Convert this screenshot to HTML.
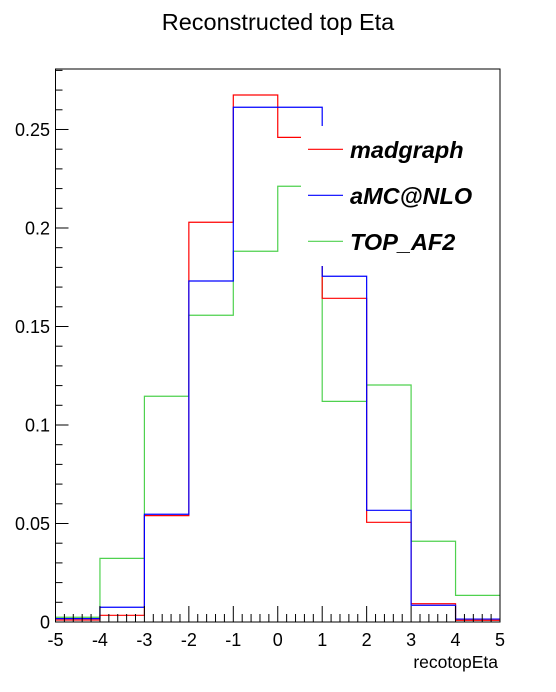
<!DOCTYPE html>
<html><head><meta charset="utf-8"><style>
html,body{margin:0;padding:0;background:#fff;}
svg{display:block;font-family:"Liberation Sans",Arial,sans-serif;}
</style></head><body>
<svg id="chart" width="556" height="692" viewBox="0 0 556 692" xmlns="http://www.w3.org/2000/svg">
<rect width="556" height="692" fill="#fff"/>
<text x="278" y="30" text-anchor="middle" font-size="23.5">Reconstructed top Eta</text>
<g id="plot"></g>
</svg>
<script>
const binEdges = [-5,-4,-3,-2,-1,0,1,2,3,4,5];
const madgraph = [0.0010,0.0034,0.0540,0.2029,0.2675,0.2460,0.1643,0.0506,0.0093,0.0009];
const amcnlo   = [0.0017,0.0075,0.0547,0.1731,0.2613,0.2613,0.1755,0.0567,0.0085,0.0015];
const topAF2   = [0.0024,0.0323,0.1146,0.1557,0.1882,0.2212,0.1120,0.1203,0.0410,0.0135];
const yTicks = [0,0.05,0.1,0.15,0.2,0.25];
const yTickLabels = ["0","0.05","0.1","0.15","0.2","0.25"];
const xTicks = [-5,-4,-3,-2,-1,0,1,2,3,4,5];
const legendLabels = ["madgraph","aMC@NLO","TOP_AF2"];

const NS="http://www.w3.org/2000/svg";
const L=55.5,R=500,T=69,B=622,YMAX=0.2807;
const xs=v=>L+(v+5)/10*(R-L);
const ys=v=>B-v/YMAX*(B-T);
const g=document.getElementById('plot');
function el(tag,attrs){const e=document.createElementNS(NS,tag);for(const k in attrs)e.setAttribute(k,attrs[k]);g.appendChild(e);return e;}

function hist(vals,color,name){
  let d=`M${xs(binEdges[0])},${ys(vals[0])}`;
  for(let i=0;i<vals.length;i++){
    if(i>0)d+=` L${xs(binEdges[i])},${ys(vals[i])}`;
    d+=` L${xs(binEdges[i+1])},${ys(vals[i])}`;
  }
  const p=el('path',{d:d,fill:'none',stroke:color,'stroke-width':1.2});
  
  
}
hist(topAF2,'#4fd14f','series-top-af2');
hist(madgraph,'#ff0000','series-madgraph');
hist(amcnlo,'#0000ff','series-amcnlo');

const fr=el('rect',{x:L,y:T,width:R-L,height:B-T,fill:'none',stroke:'#000','stroke-width':1});



for(let v=0;v<=0.28001;v+=0.01){
  const major=Math.abs(v/0.05-Math.round(v/0.05))<1e-6;
  const t=el('line',{x1:L,x2:L+(major?13:7),y1:ys(v),y2:ys(v),stroke:'#000','stroke-width':1});
  
  
}
yTicks.forEach((v,i)=>{
  const t=el('text',{x:50,y:ys(v)+6.5,'text-anchor':'end','font-size':18});
  t.textContent=yTickLabels[i];
  
  
});
for(let k=0;k<=50;k++){
  const v=-5+k*0.2;const major=k%5===0;
  const t=el('line',{x1:xs(v),x2:xs(v),y1:B,y2:B-(major?16:8),stroke:'#000','stroke-width':1});
  
  
}
xTicks.forEach(v=>{
  const t=el('text',{x:xs(v),y:646,'text-anchor':'middle','font-size':18});
  t.textContent=String(v);
  
  
});
const xt=el('text',{x:R-2,y:668,'text-anchor':'end','font-size':17.5});
xt.textContent='recotopEta';



const lb=el('rect',{x:301,y:126,width:198,height:140,fill:'#fff'});


const lcol=['#ff0000','#0000ff','#4fd14f'];
legendLabels.forEach((s,i)=>{
  const y=149.3+i*46;
  const ln=el('line',{x1:308,x2:343,y1:y,y2:y,stroke:lcol[i],'stroke-width':1.2});
  
  
  const t=el('text',{x:350,y:y+8.5,'font-size':23.5,'font-weight':'bold','font-style':'italic'});
  t.textContent=s;
  
  
});
</script>
</body></html>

Objective —
Make an exact copy of the listing above. Do not include the pictures.

Exercise solution —
Convert this screenshot to HTML.
<!DOCTYPE html>
<html><head><meta charset="utf-8"><style>
html,body{margin:0;padding:0;background:#fff;}
svg{display:block;font-family:"Liberation Sans",Arial,sans-serif;}
</style></head><body>
<svg id="chart" width="556" height="692" viewBox="0 0 556 692" xmlns="http://www.w3.org/2000/svg">
<rect width="556" height="692" fill="#fff"/>
<text x="278" y="30" text-anchor="middle" font-size="23.5">Reconstructed top Eta</text>
<g id="plot"></g>
</svg>
<script>
const binEdges = [-5,-4,-3,-2,-1,0,1,2,3,4,5];
const madgraph = [0.0010,0.0034,0.0540,0.2029,0.2675,0.2460,0.1643,0.0506,0.0093,0.0009];
const amcnlo   = [0.0017,0.0075,0.0547,0.1731,0.2613,0.2613,0.1755,0.0567,0.0085,0.0015];
const topAF2   = [0.0024,0.0323,0.1146,0.1557,0.1882,0.2212,0.1120,0.1203,0.0410,0.0135];
const yTicks = [0,0.05,0.1,0.15,0.2,0.25];
const yTickLabels = ["0","0.05","0.1","0.15","0.2","0.25"];
const xTicks = [-5,-4,-3,-2,-1,0,1,2,3,4,5];
const legendLabels = ["madgraph","aMC@NLO","TOP_AF2"];

const NS="http://www.w3.org/2000/svg";
const L=55.5,R=500,T=69,B=622,YMAX=0.2807;
const xs=v=>L+(v+5)/10*(R-L);
const ys=v=>B-v/YMAX*(B-T);
const g=document.getElementById('plot');
function el(tag,attrs){const e=document.createElementNS(NS,tag);for(const k in attrs)e.setAttribute(k,attrs[k]);g.appendChild(e);return e;}

function hist(vals,color,name){
  let d=`M${xs(binEdges[0])},${ys(vals[0])}`;
  for(let i=0;i<vals.length;i++){
    if(i>0)d+=` L${xs(binEdges[i])},${ys(vals[i])}`;
    d+=` L${xs(binEdges[i+1])},${ys(vals[i])}`;
  }
  const p=el('path',{d:d,fill:'none',stroke:color,'stroke-width':1.2});
  
  
}
hist(topAF2,'#4fd14f','series-top-af2');
hist(madgraph,'#ff0000','series-madgraph');
hist(amcnlo,'#0000ff','series-amcnlo');

const fr=el('rect',{x:L,y:T,width:R-L,height:B-T,fill:'none',stroke:'#000','stroke-width':1});



for(let v=0;v<=0.28001;v+=0.01){
  const major=Math.abs(v/0.05-Math.round(v/0.05))<1e-6;
  const t=el('line',{x1:L,x2:L+(major?13:7),y1:ys(v),y2:ys(v),stroke:'#000','stroke-width':1});
  
  
}
yTicks.forEach((v,i)=>{
  const t=el('text',{x:50,y:ys(v)+6.5,'text-anchor':'end','font-size':18});
  t.textContent=yTickLabels[i];
  
  
});
for(let k=0;k<=50;k++){
  const v=-5+k*0.2;const major=k%5===0;
  const t=el('line',{x1:xs(v),x2:xs(v),y1:B,y2:B-(major?16:8),stroke:'#000','stroke-width':1});
  
  
}
xTicks.forEach(v=>{
  const t=el('text',{x:xs(v),y:646,'text-anchor':'middle','font-size':18});
  t.textContent=String(v);
  
  
});
const xt=el('text',{x:R-2,y:668,'text-anchor':'end','font-size':17.5});
xt.textContent='recotopEta';



const lb=el('rect',{x:301,y:126,width:198,height:140,fill:'#fff'});


const lcol=['#ff0000','#0000ff','#4fd14f'];
legendLabels.forEach((s,i)=>{
  const y=149.3+i*46;
  const ln=el('line',{x1:308,x2:343,y1:y,y2:y,stroke:lcol[i],'stroke-width':1.2});
  
  
  const t=el('text',{x:350,y:y+8.5,'font-size':23.5,'font-weight':'bold','font-style':'italic'});
  t.textContent=s;
  
  
});
</script>
</body></html>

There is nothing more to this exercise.